Usually the clients of TV Cultura include the Brazilian state, court of justice (offers the fastest election results), institutions, public foundations and very often international organizations such as UNICEF and UNESCO. Brazilian public TV employs TV Cultura. Mr. Almeida explained that TV Cultura used to have a strong internal production (pre and post production of movies, cartoons, TV programmes etc.) but in recent years it has been trying to outsource some of these activities. The organization buys some programs from foreign countries, but programs related to Brazilian culture are still the focus. TV Cultura has partnerships with PBS (USA), CBS (Canada), BBC, as well as TV stations in Angola, Mozambique and East Timor. Mr. Almeida said that TV Cultura does not have the distribution structure of a big producer like American television or the means to translate its programs into other languages, but it does export some content to certain markets, mainly Portuguese speaking. Portugal buys a lot of programs from Brazil, but usually big commercial productions so TV Cultura tries to mix commercial and art in order to increase the impact on people.

Financing TV Cultura

TV Cultura is equally dedicated to providing services and producing programs. At the beginning TV Cultura was completely financed by the state. Today its revenues come from the public sector (40%), services and advertisements (60%). Their budget is $ 90 million. For most TV stations commercials are the main source of revenue, but for TV Cultura advertising is not a very big part of its revenues (just some select commercials). Children’s television is ad-free for 12 hours per day. Mr. Almeida explained that they are trying to move towards the PBS model, a non-profit public broadcasting television service.

Content, Audience and Activities

The TV Cultura channels are free for viewers except for the children’s channel. 400,000 children per day watch the channel dedicated to kids and 2,000,000 children per day will watch even for a little while (this is not much compared to the rest, but it is a niche TV channel). TV Cultura’s signal reaches 40 million households.
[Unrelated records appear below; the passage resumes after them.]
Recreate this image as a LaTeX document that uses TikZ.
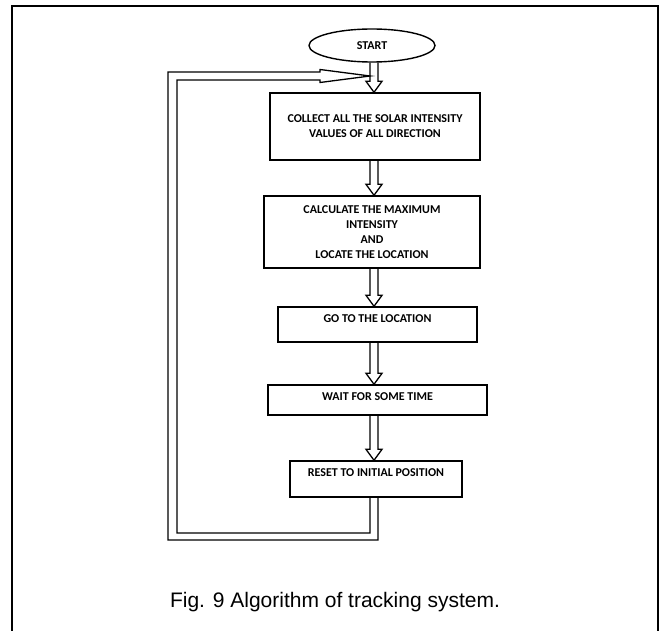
\documentclass[tikz,border=0pt]{standalone}
\usepackage{fontspec}
\setmainfont{Liberation Sans}
\newfontfamily\boxfont{Carlito}
\usetikzlibrary{calc,shapes.geometric}

% hollow arrow between two nodes, drawn on the flow axis
\newcommand{\hollowarrow}[2]{%
  \draw[flow] ($(#1.south -| axis)+(-4,0)$) -- ($(#2.north -| axis)+(-4,-11)$) -- ++(-4,0)
    -- (#2.north -| axis) -- ++(8,-11) -- ++(-4,0) -- ($(#1.south -| axis)+(4,0)$);}

\begin{document}
\begin{tikzpicture}[x=1pt,y=-1pt,
    stepbox/.style={draw=black, line width=1.4pt, inner sep=0pt, align=center,
      font=\boxfont\bfseries\fontsize{12}{15}\selectfont},
    flow/.style={black, line width=1.3pt, line join=miter}]
  \useasboundingbox (0,0) rectangle (665,631);
  % Frame
  \draw[black, line width=2pt] (12,631) -- (12,6) -- (658,6) -- (658,631);
  % Start
  \node[ellipse, draw=black, line width=1.4pt, minimum width=126pt, minimum height=33pt,
    inner sep=0pt, font=\boxfont\bfseries\fontsize{12}{15}\selectfont] (start) at (372,45.5) {START};
  % Steps
  \node[stepbox, minimum width=210pt, minimum height=67pt] (collect) at (375,126.5)
    {COLLECT ALL THE SOLAR INTENSITY\\VALUES OF ALL DIRECTION};
  \node[stepbox, minimum width=216pt, minimum height=72pt] (calc) at (372,232)
    {CALCULATE THE MAXIMUM\\INTENSITY\\AND\\LOCATE THE LOCATION};
  \node[stepbox, minimum width=199pt, minimum height=35pt, text depth=11pt] (goto) at (377.5,324.5)
    {GO TO THE LOCATION};
  \node[stepbox, minimum width=219pt, minimum height=30pt, text depth=6pt] (wait) at (377.5,400)
    {WAIT FOR SOME TIME};
  \node[stepbox, minimum width=172pt, minimum height=36pt, text depth=12pt] (reset) at (376,479)
    {RESET TO INITIAL POSITION};
  % Flow axis and loop corners
  \coordinate (axis) at (374,0);
  \coordinate (back) at (172.5,536.5);
  \coordinate (tip) at (370,76);
  % Arrows down
  \hollowarrow{start}{collect}
  \hollowarrow{collect}{calc}
  \hollowarrow{calc}{goto}
  \hollowarrow{goto}{wait}
  \hollowarrow{wait}{reset}
  % Loop back
  \draw[flow] ($(reset.south -| axis)+(4,0)$) -- ($(axis |- back)+(4,3.5)$)
    -- ($(back)+(-4.5,3.5)$) -- ($(back |- tip)+(-4.5,-4)$) -- ($(tip)+(-50,-4)$)
    -- ($(tip)+(-50,-6.5)$) -- (tip) -- ($(tip)+(-50,6.5)$) -- ($(tip)+(-50,4)$)
    -- ($(back |- tip)+(4.5,4)$) -- ($(back)+(4.5,-3.5)$)
    -- ($(axis |- back)+(-4,-3.5)$) -- ($(reset.south -| axis)+(-4,0)$);
  % Caption
  \node[anchor=base, font=\fontsize{21}{25}\selectfont] (caption) at (335,607)
    {Fig. 9 Algorithm of tracking system.};
\end{tikzpicture}
\end{document}
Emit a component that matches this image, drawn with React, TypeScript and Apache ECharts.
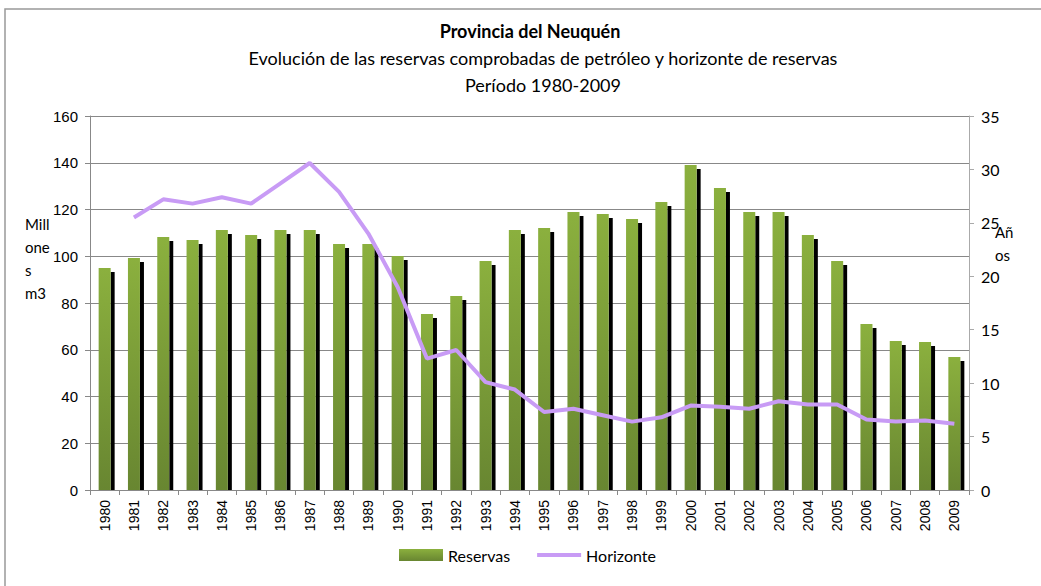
import React, { useEffect, useRef } from "react";
import * as echarts from "echarts";

const years = ["1980","1981","1982","1983","1984","1985","1986","1987","1988","1989","1990","1991","1992","1993","1994","1995","1996","1997","1998","1999","2000","2001","2002","2003","2004","2005","2006","2007","2008","2009"];
const reservas = [95.0, 99.3, 108.2, 107.0, 111.2, 109.1, 111.2, 111.2, 105.2, 105.2, 100.1, 75.3, 83.0, 98.0, 111.2, 112.1, 118.9, 118.1, 115.9, 123.2, 139.0, 129.2, 118.9, 118.9, 109.1, 98.0, 71.0, 63.7, 63.3, 56.9];
const horizonte: (number | null)[] = [null, 25.5, 27.2, 26.8, 27.4, 26.8, 28.7, 30.6, 27.9, 24.0, 19.0, 12.3, 13.1, 10.1, 9.4, 7.3, 7.6, 7.0, 6.4, 6.8, 7.9, 7.8, 7.6, 8.3, 8.0, 8.0, 6.6, 6.4, 6.5, 6.2];
const leftTicks = { min: 0, max: 160, interval: 20 };
const rightTicks = { min: 0, max: 35, interval: 5 };

const TITLE = "Provincia del Neuquén";
const SUB1 = "Evolución de las reservas comprobadas de petróleo y horizonte de reservas";
const SUB2 = "Período 1980-2009";

export default function App() {
  const ref = useRef<HTMLDivElement>(null);
  useEffect(() => {
    if (!ref.current) return;
    const chart = echarts.init(ref.current, undefined, { renderer: "svg" });
    const green = new echarts.graphic.LinearGradient(0, 0, 0, 1, [
      { offset: 0, color: "#8BB03E" },
      { offset: 1, color: "#688631" },
    ]);
    const legendGreen = new echarts.graphic.LinearGradient(0, 0, 0, 1, [
      { offset: 0, color: "#8BB03E" },
      { offset: 1, color: "#688631" },
    ]);
    const titleFont = "Lato";
    chart.setOption({
      animation: false,
      backgroundColor: "#fff",
      grid: { left: 90, right: 72, top: 116, bottom: 96, containLabel: false },
      legend: {
        bottom: 18,
        left: 394,
        itemGap: 27,
        itemWidth: 44,
        itemHeight: 12,
        textStyle: { fontFamily: titleFont, fontSize: 16, color: "#000" },
        data: [
          { name: "Reservas", icon: "rect", itemStyle: { color: legendGreen } },
          { name: "Horizonte", icon: "path://M0,0 L44,0 L44,4 L0,4 Z" },
        ],
      },
      xAxis: {
        type: "category",
        data: years,
        boundaryGap: true,
        axisLine: { lineStyle: { color: "#888" } },
        axisTick: { show: true, length: 5, lineStyle: { color: "#888" } },
        axisLabel: { rotate: 90, fontSize: 14, fontFamily: "Liberation Sans", color: "#000", margin: 10, interval: 0 },
      },
      yAxis: [
        {
          type: "value",
          ...leftTicks,
          axisLine: { show: true, lineStyle: { color: "#888" } },
          axisTick: { show: true, length: 5, lineStyle: { color: "#888" } },
          axisLabel: { fontSize: 15, fontFamily: "Liberation Sans", color: "#000", margin: 12 },
          splitLine: { show: true, lineStyle: { color: "#888", width: 1 } },
        },
        {
          type: "value",
          ...rightTicks,
          axisLine: { show: true, lineStyle: { color: "#aaa" } },
          axisTick: { show: true, length: 5, lineStyle: { color: "#aaa" } },
          axisLabel: { fontSize: 16, fontFamily: titleFont, color: "#000", margin: 12 },
          splitLine: { show: false },
        },
      ],
      series: [
        {
          name: "Sombra",
          type: "custom",
          z: 1,
          data: reservas.map((v, i) => [i, v]),
          renderItem: (params: any, api: any) => {
            const top = api.coord([api.value(0), api.value(1)]);
            const base = api.coord([api.value(0), 0]);
            const x = top[0] + 6;
            const y = top[1] + 4;
            return {
              type: "rect",
              shape: { x, y, width: 4, height: Math.max(0, base[1] - y) },
              style: { fill: "#000" },
            };
          },
          silent: true,
        },
        {
          name: "Reservas",
          type: "bar",
          z: 2,
          data: reservas,
          barWidth: 12,
          itemStyle: { color: green },
        },
        {
          name: "Horizonte",
          type: "line",
          z: 3,
          yAxisIndex: 1,
          data: horizonte,
          symbol: "none",
          lineStyle: { color: "#C89BF5", width: 4 },
          itemStyle: { color: "#C89BF5" },
        },
      ],
      graphic: [
        { type: "rect", shape: { x: 5, y: 9, width: 1100, height: 700 }, style: { fill: "none", stroke: "#999", lineWidth: 1.5 }, silent: true },
        { type: "text", x: 530, y: 22, style: { text: TITLE, font: `bold 18px ${titleFont}`, textAlign: "center", fill: "#000" } },
        { type: "text", x: 543, y: 49, style: { text: SUB1, font: `18px ${titleFont}`, textAlign: "center", fill: "#000" } },
        { type: "text", x: 543, y: 76, style: { text: SUB2, font: `18px ${titleFont}`, textAlign: "center", fill: "#000" } },
        { type: "text", x: 25, y: 212, style: { text: "Mill\none\ns\nm3", font: `15px ${titleFont}`, lineHeight: 23, fill: "#000" } },
        { type: "text", x: 995, y: 220, style: { text: "Añ\nos", font: `15px ${titleFont}`, lineHeight: 23, fill: "#000" } },
      ],
    });
    return () => chart.dispose();
  }, []);
  return <div ref={ref} style={{ width: 1041, height: 586, position: "absolute", left: 0, top: 0 }} />;
}
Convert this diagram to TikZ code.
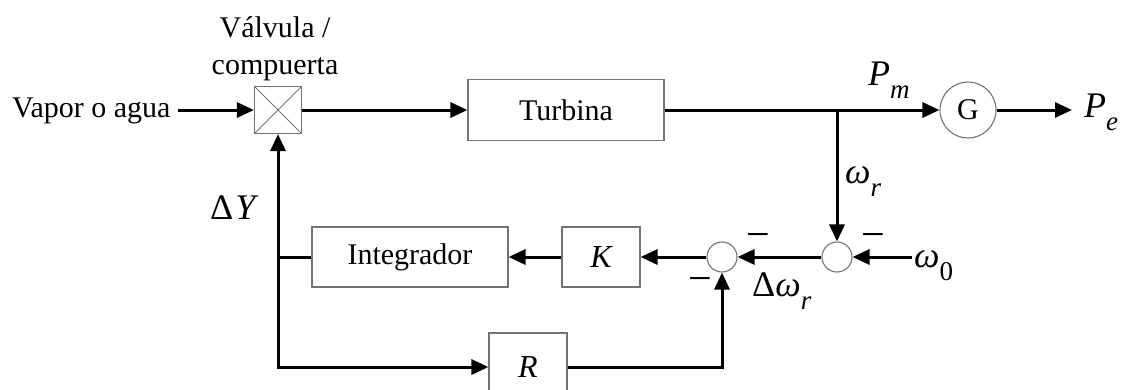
\documentclass[tikz,border=0pt]{standalone}
\usepackage{fontspec}
\setmainfont{Liberation Serif}
\usetikzlibrary{arrows.meta}

\newcommand{\mainsz}{\fontsize{30}{36}\selectfont}
\newcommand{\blksz}{\fontsize{32}{36}\selectfont}
\newcommand{\symsz}{\fontsize{36}{40}\selectfont}
\newcommand{\subsz}{\fontsize{27}{30}\selectfont}
\newcommand{\withsub}[2]{{\symsz #1}\raisebox{-13pt}{\subsz #2}}

\begin{document}
\begin{tikzpicture}[x=1pt,y=-1pt,
  >={Triangle[length=17pt,width=15pt]},
  blk/.style={draw=black!55, line width=1.1pt, minimum height=61pt, inner sep=0pt, font=\mainsz},
  sumnode/.style={circle, draw=black!55, line width=1.1pt, minimum size=30pt, inner sep=0pt},
  flow/.style={line width=3pt, ->},
  plain/.style={line width=3pt},
  lbl/.style={inner sep=0pt, anchor=base west},
  txt/.style={inner sep=0pt, anchor=base, font=\mainsz},
  minus/.style={inner sep=0pt, font=\fontsize{42}{42}\selectfont}]

\useasboundingbox (0,0) rectangle (1123,389);
\clip (0,0) rectangle (1123,389);

% blocks
\node[blk, minimum width=47pt, minimum height=47pt,
  path picture={\draw[line width=0.9pt]
    (path picture bounding box.south west) -- (path picture bounding box.north east)
    (path picture bounding box.north west) -- (path picture bounding box.south east);}]
  (valve) at (278,110) {};
\node[txt] (vtop) at (275,37) {Válvula /};
\node[txt] (vbot) at (275,74) {compuerta};
\node[lbl, font=\mainsz] (vapor) at (12,117) {Vapor o agua};

\node[blk, minimum width=196pt] (turb) at (566,110) {Turbina};
\node[circle, draw=black!55, line width=1.1pt, minimum size=56pt, inner sep=0pt, font=\mainsz] (gen) at (968,110) {G};

\node[sumnode] (s2) at (837,257) {};
\node[sumnode] (s1) at (722,257) {};
\node[blk, minimum width=78pt, minimum height=60pt, font=\blksz\itshape] (gain) at (601,257) {K};
\node[blk, minimum width=196pt, minimum height=60pt] (integ) at (410,257) {Integrador};
\node[blk, minimum width=78pt, minimum height=68pt, font=\blksz\itshape] (droop) at (528,367) {R};

\coordinate (tap) at (837,110);
\coordinate (bus) at (278,257);
\coordinate (pe) at (1072,110);
\coordinate (w0in) at (912,257);
\coordinate (vin) at (178,110);

% signal paths
\draw[flow] (vin) -- (valve.west);
\draw[flow] (valve.east) -- (turb.west);
\draw[flow] (turb.east) -- (gen.west);
\draw[flow] (tap) -- (s2.north);
\draw[flow] (gen.east) -- (pe);
\draw[flow] (w0in) -- (s2.east);
\draw[flow] (s2.west) -- (s1.east);
\draw[flow] (s1.west) -- (gain.east);
\draw[flow] (gain.west) -- (integ.east);
\draw[plain] (integ.west) -- (bus);
\draw[plain, <->] (valve.south) |- (droop.west);
\draw[flow] (droop.east) -| (s1.south);

% signal labels
\node[lbl] (pm) at (868,85) {\withsub{\textit{P}}{\textit{m}}};
\node[lbl] (pelbl) at (1084,117) {\withsub{\textit{P}}{\textit{e}}};
\node[lbl] (wr) at (845,183) {\withsub{\textit{ω}}{\textit{r}}};
\node[lbl] (w0) at (914,267) {\withsub{\textit{ω}}{0}};
\node[lbl] (dwr) at (752,296) {\withsub{Δ\textit{ω}}{\textit{r}}};
\node[lbl] (dy) at (210,219) {{\symsz Δ\kern2pt\textit{Y}}};

% summing-point signs
\node[minus] (m1) at (758,241) {−};
\node[minus] (m2) at (873,241) {−};
\node[minus] (m3) at (700,285) {−};
\end{tikzpicture}
\end{document}
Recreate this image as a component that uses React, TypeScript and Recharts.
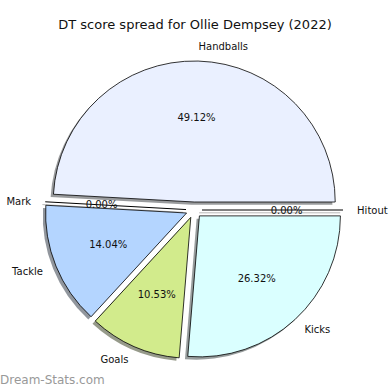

In terms of what TV Cultura is broadcasting, they choose whatever is not common, whatever is not particularly researched or used, whatever has not been saturated. They like looking to explore and increase whatever is new and interesting that they discover in theatre, music, ballet etc. They prefer productions that are not appealing to commercial TV.

TV Cultural also produces experimental programs for the artistic avant-garde (eg program “direction” mixing TV and theatre). TV Cultura has a partnership with the SESCs and with some dance companies and in this way, they are trying to form critical citizens and increase social participation by creating a space where people can show their creations.

Some of TV cultura’s offers include:

  • A TV station in Brasilia for the tribunal and a cable TV station in Sao Paulo for the parliament.
  • A’Uwe, a program that since 2008 has been spreading and discussing indigenous issues in the country.
  • DOC.TV is the program for the production and broadcasting of Brazilian documentaries. It is produced country-wide and not just the best documentaries are selected but those that most express the local spirit that they are trying to capture. DOC.TV was the inspiration for the creation of DOCTV Ibero-america, co-producing and broadcasting documentaries in 13 Latin American countries, plus Portugal and Spain.
  • Anima TV is for animation. TV Cultura funds and commissions productions for this program.

Through satellite the programs of TV Cultura are sent to all of Brazil. Other regions of Brazil do not have the infrastructure in order for TV Cultura to have branches, so TV Cultura simply sends some of its programs to University TVs and public TVs all over Brazil that then broadcast to those regions. This is one of the reasons why TV Cultura has joint ventures with almost all public channels in Brazil.

In the beginning TV Cultura was gathering the materials for their productions. Today, people from the subcultures themselves produce the material and then give them to TV Cultura.

Commercial vs. Independent Productions

TV Cultura differentiates between commercial and independent productions because they speak completely different languages. The organization often collaborates with independent labels and sometimes with independent movie or documentary makers. Sometimes they directly commission work from external producers and other times they buy ready products. They try to collaborate with and buy from local producers in order to introduce television programs and documentaries that treat very local topics like “Neighborhoods of Sao Paulo”, a documentary that portrays life in Sampa. Mr. Almeida said that more recently, TV Cultura has been interested in the phenomena of urban development and has tried to paint the lives of Brazilian people by entering their homes and neighbourhoods, in order to show traditions and customs.

According to Mr. Almeida, TV Cultura uses a bottom up approach in reference to external production, in order to better monitor and represent the changes that Brazil is undergoing. Instead, for the internal production, decisions are made within TV Cultura’s organizational structure.